→ Aim
Write out the lines from the top of the material through the line with "(empresa) at (575,458.5)", exactly and with nothing added.

╭──

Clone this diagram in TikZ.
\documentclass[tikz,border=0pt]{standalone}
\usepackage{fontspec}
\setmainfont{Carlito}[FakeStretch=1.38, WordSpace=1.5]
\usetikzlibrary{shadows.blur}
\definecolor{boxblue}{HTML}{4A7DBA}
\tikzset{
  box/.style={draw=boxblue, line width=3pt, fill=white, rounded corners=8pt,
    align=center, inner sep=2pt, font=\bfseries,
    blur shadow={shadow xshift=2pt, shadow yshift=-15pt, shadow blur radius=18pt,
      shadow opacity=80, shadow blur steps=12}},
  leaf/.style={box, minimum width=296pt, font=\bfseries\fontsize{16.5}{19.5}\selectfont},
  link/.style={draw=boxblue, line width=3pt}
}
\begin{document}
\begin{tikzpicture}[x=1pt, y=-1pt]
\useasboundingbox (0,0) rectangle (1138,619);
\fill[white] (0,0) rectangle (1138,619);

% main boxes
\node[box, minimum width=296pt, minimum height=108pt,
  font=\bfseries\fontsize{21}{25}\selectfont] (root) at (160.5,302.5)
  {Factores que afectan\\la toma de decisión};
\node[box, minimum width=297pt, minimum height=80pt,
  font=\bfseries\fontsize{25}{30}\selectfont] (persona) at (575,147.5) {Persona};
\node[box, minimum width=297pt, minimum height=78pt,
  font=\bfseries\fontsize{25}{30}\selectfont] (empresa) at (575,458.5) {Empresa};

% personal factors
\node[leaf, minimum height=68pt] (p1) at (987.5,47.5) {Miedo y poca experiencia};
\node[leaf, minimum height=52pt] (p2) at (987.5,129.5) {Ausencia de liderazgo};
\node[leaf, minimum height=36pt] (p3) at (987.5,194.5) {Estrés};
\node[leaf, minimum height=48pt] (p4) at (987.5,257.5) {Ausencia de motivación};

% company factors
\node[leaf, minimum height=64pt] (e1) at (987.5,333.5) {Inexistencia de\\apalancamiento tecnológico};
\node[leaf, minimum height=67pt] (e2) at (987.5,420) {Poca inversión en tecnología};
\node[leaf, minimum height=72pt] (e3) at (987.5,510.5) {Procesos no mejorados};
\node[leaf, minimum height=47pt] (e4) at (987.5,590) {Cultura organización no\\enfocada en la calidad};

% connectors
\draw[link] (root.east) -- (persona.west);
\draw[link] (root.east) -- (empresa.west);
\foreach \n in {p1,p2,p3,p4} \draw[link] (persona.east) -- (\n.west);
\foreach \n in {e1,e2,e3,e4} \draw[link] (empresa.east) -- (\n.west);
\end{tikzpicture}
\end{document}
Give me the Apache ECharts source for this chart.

╰──

→ Task result
Clone this diagram in TikZ.
\documentclass[tikz,border=0pt]{standalone}
\usepackage{fontspec}
\setmainfont{Carlito}[FakeStretch=1.38, WordSpace=1.5]
\usetikzlibrary{shadows.blur}
\definecolor{boxblue}{HTML}{4A7DBA}
\tikzset{
  box/.style={draw=boxblue, line width=3pt, fill=white, rounded corners=8pt,
    align=center, inner sep=2pt, font=\bfseries,
    blur shadow={shadow xshift=2pt, shadow yshift=-15pt, shadow blur radius=18pt,
      shadow opacity=80, shadow blur steps=12}},
  leaf/.style={box, minimum width=296pt, font=\bfseries\fontsize{16.5}{19.5}\selectfont},
  link/.style={draw=boxblue, line width=3pt}
}
\begin{document}
\begin{tikzpicture}[x=1pt, y=-1pt]
\useasboundingbox (0,0) rectangle (1138,619);
\fill[white] (0,0) rectangle (1138,619);

% main boxes
\node[box, minimum width=296pt, minimum height=108pt,
  font=\bfseries\fontsize{21}{25}\selectfont] (root) at (160.5,302.5)
  {Factores que afectan\\la toma de decisión};
\node[box, minimum width=297pt, minimum height=80pt,
  font=\bfseries\fontsize{25}{30}\selectfont] (persona) at (575,147.5) {Persona};
\node[box, minimum width=297pt, minimum height=78pt,
  font=\bfseries\fontsize{25}{30}\selectfont] (empresa) at (575,458.5) {Empresa};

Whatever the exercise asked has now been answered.